I managed to obtain a copy of the speech from her office and would like to share parts of it here. This might seem like a boring political transcript, but i trust that you will share in the optimism, hope & opportunity as presented in these excerpts. I am more than ever convinced that South Africa is the place to be for anybody with a hint of entrepreneurship inside of them – in South Africa, opportunity is everywhere!
“Honourable Chairperson, at the Seventh Nelson Mandela Annual Lecture in 2009 Professor Muhammad Yunus, founder of the Grameen Bank said, “The responsibility of the State is to create opportunities for people, support them, so that they can stand up for themselves’. I have every reason to agree with Professor Yunus and this is why.
On Friday past together with the Minister of Home Affairs, Minister Dlamini-Zuma, I was in Kokstad in Kwa Zulu Natal. I had the privilege of visiting a bakery run from a container by five enthusiastic young men. Led by Thembelani this group is called the Sakhakulunge Co-op Bakery.
An opportunity was created for them by the Greater Kokstad Municipality, the container was equipped but the energy and the passion to run the operation had to come from the group. The leader of the group explained, that if it was not for this opportunity, all of them may have found themselves as repeat offenders with lengthy jail terms.
Ladies and gentlemen, initiatives such as these need further support from government. The challenge facing this Co-op is what many other similar micro enterprises face. The challenge of increasing market share, the challenge of increasing capacity and the challenge of making this a sustainable enterprise.
None of the Co-op members expressed the wish that this business should make them millionaires, they wanted to use the business as a vehicle to provide their families with an education and improve their own skills, provide a healthy product, prevent other young people from doing crime by being gainfully employed, contribute to the development of this rural area and be economically active.
Ladies and gentlemen, these five young people have expressed more eloquently than any policy could, the five priorities, identified as national priorities, by our government and in our ruling party’s elections manifesto. (These priorities are: decent work, education, health,fight against crime and rural development)
Chairperson, in our pursuit not only to meet but exceed the expectations of the five priorities of government, our department has looked at methods that together with our colleagues at Provincial and to an extent local level, we can initiate during this financial year. I have also had discussions with various people from academic institutions to the private sector who are offering to assist us in meeting our developmental goals.
Ladies and gentleman I started with the story of the bakery co-operative, I said that they still have some challenges. They have received a ‘hand-up’ from the local municipality.
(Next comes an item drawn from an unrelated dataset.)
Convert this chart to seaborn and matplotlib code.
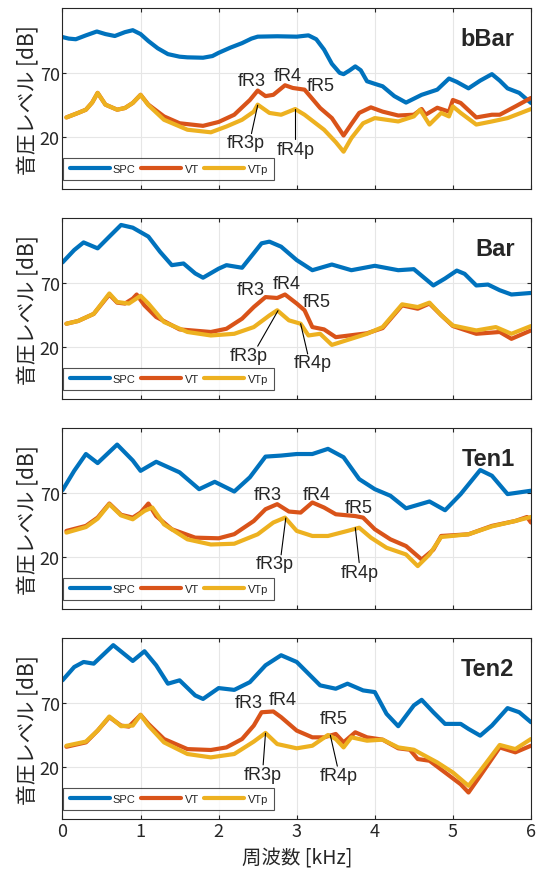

What stops us as the DTI, pooling our resources with the Province and other agencies and even the private sector to assist Co-ops such as these and others who need often minimal assistance for example bridging funds to expand and flourish.
As a believer, it is my conviction that the development of our people, no matter how daunting the task may be, can be realized. I believe that our country has the potential we need to eradicate poverty. All we need is a leadership that is ready and capable and equal to the task to respond to the aspirations of the people. We can create a world class economy working together with everyone willing to do this.
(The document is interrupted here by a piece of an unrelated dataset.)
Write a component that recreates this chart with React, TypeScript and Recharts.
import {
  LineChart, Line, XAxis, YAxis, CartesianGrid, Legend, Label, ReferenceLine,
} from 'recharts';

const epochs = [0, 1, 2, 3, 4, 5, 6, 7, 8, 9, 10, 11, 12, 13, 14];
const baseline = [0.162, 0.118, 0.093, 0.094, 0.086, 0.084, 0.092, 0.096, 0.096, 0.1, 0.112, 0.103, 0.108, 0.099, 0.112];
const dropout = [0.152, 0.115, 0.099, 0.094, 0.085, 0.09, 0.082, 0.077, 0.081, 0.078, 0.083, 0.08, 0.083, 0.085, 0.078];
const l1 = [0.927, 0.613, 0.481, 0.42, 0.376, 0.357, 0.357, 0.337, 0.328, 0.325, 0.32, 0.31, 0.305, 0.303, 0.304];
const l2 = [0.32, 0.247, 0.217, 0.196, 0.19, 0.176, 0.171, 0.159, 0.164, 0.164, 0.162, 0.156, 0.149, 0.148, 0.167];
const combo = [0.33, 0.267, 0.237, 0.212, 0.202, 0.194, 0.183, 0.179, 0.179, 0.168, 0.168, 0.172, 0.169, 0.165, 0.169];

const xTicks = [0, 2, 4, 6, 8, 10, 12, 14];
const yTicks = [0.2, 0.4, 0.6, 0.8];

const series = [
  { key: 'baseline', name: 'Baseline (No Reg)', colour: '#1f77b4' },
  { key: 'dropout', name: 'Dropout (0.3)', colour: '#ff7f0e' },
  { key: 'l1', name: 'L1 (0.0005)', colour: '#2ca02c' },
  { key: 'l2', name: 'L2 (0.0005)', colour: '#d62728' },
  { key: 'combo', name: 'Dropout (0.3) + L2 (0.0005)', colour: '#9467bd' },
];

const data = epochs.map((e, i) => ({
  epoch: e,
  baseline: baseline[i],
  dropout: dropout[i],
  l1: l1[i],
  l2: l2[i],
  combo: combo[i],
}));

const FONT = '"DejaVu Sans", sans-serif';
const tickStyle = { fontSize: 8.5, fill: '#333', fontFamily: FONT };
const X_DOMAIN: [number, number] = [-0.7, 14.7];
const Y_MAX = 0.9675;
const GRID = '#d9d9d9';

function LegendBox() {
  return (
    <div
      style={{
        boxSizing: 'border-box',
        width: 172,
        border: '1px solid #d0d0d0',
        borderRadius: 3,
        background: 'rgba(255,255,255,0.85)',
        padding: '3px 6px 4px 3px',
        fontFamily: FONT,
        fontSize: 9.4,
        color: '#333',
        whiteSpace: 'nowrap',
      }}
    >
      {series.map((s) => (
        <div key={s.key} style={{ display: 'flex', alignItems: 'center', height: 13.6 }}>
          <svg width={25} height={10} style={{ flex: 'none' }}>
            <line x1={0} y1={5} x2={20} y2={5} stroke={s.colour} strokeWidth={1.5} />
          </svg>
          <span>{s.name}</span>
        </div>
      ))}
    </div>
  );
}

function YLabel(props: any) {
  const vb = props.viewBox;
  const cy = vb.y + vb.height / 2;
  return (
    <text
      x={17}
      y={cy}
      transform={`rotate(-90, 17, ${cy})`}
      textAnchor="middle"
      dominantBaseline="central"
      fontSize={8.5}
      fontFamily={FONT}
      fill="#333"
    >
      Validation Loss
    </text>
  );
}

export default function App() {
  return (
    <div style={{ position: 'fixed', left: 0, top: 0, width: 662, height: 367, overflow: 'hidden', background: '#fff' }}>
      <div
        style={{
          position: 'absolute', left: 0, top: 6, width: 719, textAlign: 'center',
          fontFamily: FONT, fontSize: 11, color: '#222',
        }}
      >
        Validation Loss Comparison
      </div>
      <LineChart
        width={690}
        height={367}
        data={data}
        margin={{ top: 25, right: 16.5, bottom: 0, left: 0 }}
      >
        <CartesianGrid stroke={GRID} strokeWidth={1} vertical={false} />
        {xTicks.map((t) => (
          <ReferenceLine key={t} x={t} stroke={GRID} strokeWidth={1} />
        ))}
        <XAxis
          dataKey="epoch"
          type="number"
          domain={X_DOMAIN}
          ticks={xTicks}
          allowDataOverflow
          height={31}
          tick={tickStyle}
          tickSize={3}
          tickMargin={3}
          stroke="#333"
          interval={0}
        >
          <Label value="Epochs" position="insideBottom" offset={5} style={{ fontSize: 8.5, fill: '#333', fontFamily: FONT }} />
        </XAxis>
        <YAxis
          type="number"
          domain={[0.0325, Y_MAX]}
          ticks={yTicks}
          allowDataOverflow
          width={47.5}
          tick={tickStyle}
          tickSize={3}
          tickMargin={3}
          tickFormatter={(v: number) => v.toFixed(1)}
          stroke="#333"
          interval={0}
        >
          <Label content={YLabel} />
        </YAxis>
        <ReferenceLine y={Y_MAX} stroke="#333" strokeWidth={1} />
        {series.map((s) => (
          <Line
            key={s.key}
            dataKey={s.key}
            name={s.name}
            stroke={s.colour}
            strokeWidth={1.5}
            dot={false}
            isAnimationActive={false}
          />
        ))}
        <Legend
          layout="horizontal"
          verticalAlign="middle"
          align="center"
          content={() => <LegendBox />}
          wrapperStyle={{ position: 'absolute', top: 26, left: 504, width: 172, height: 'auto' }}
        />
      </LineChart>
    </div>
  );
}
Honourable Members, as a popular song goes, “We must make the circle bigger”, we have to broaden economic participation. We have a generation of young people out of work. We have numbers of women who are in informal business who if not provided with opportunities will never enter the economic mainstream. I am inviting young people and women to come to the fore, I am also appealing to Honourable Members to direct us to communities where we can offer support for economic activities.
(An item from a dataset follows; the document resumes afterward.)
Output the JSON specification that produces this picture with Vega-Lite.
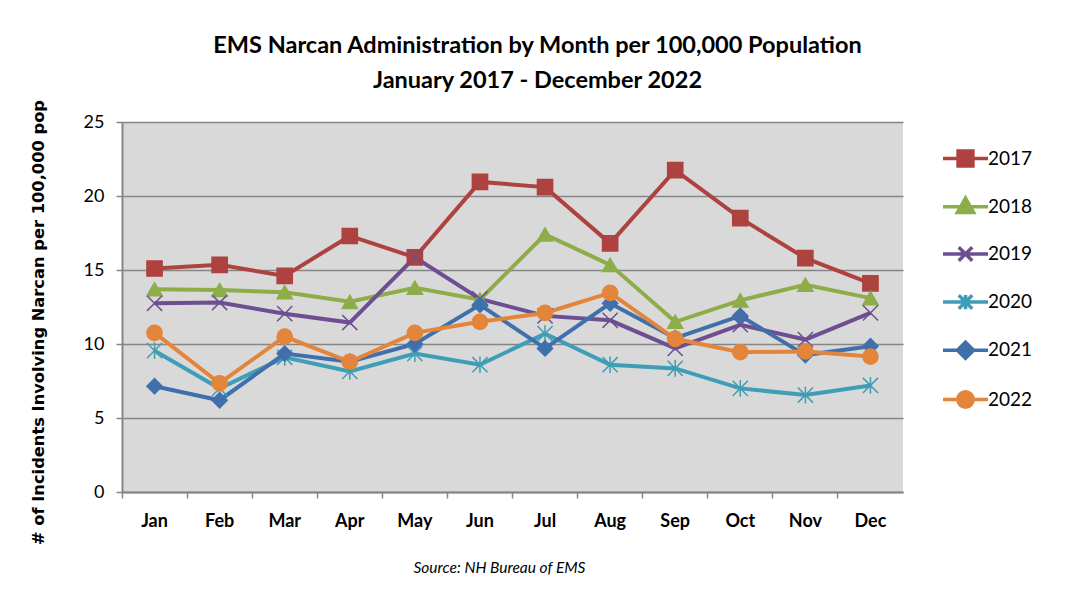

Twenty years ago when former President Mandela was released from prison he re-iterated the words he said from the dock when convicted and sent to prison, “I have cherished the ideal of a democratic and free society in which all persons live together in harmony and with equal opportunities”. We need to provide those equal opportunities, we need to act faster, we need to act with “Umlilo”, a greater sense of urgency and passion. We have had sixteen years to practice, we now need to get it right.”
If you are thinking to yourself that this is just nice words and words don’t mean much, i want to congratulate you!
You (as the Deputy Minister knows) just realized that the government ultimately will not change South Africa.
It is up to visionary, optimistically tenacious entrepreneurs who accepts the world as it is, as an opportunity to create the world as it should be.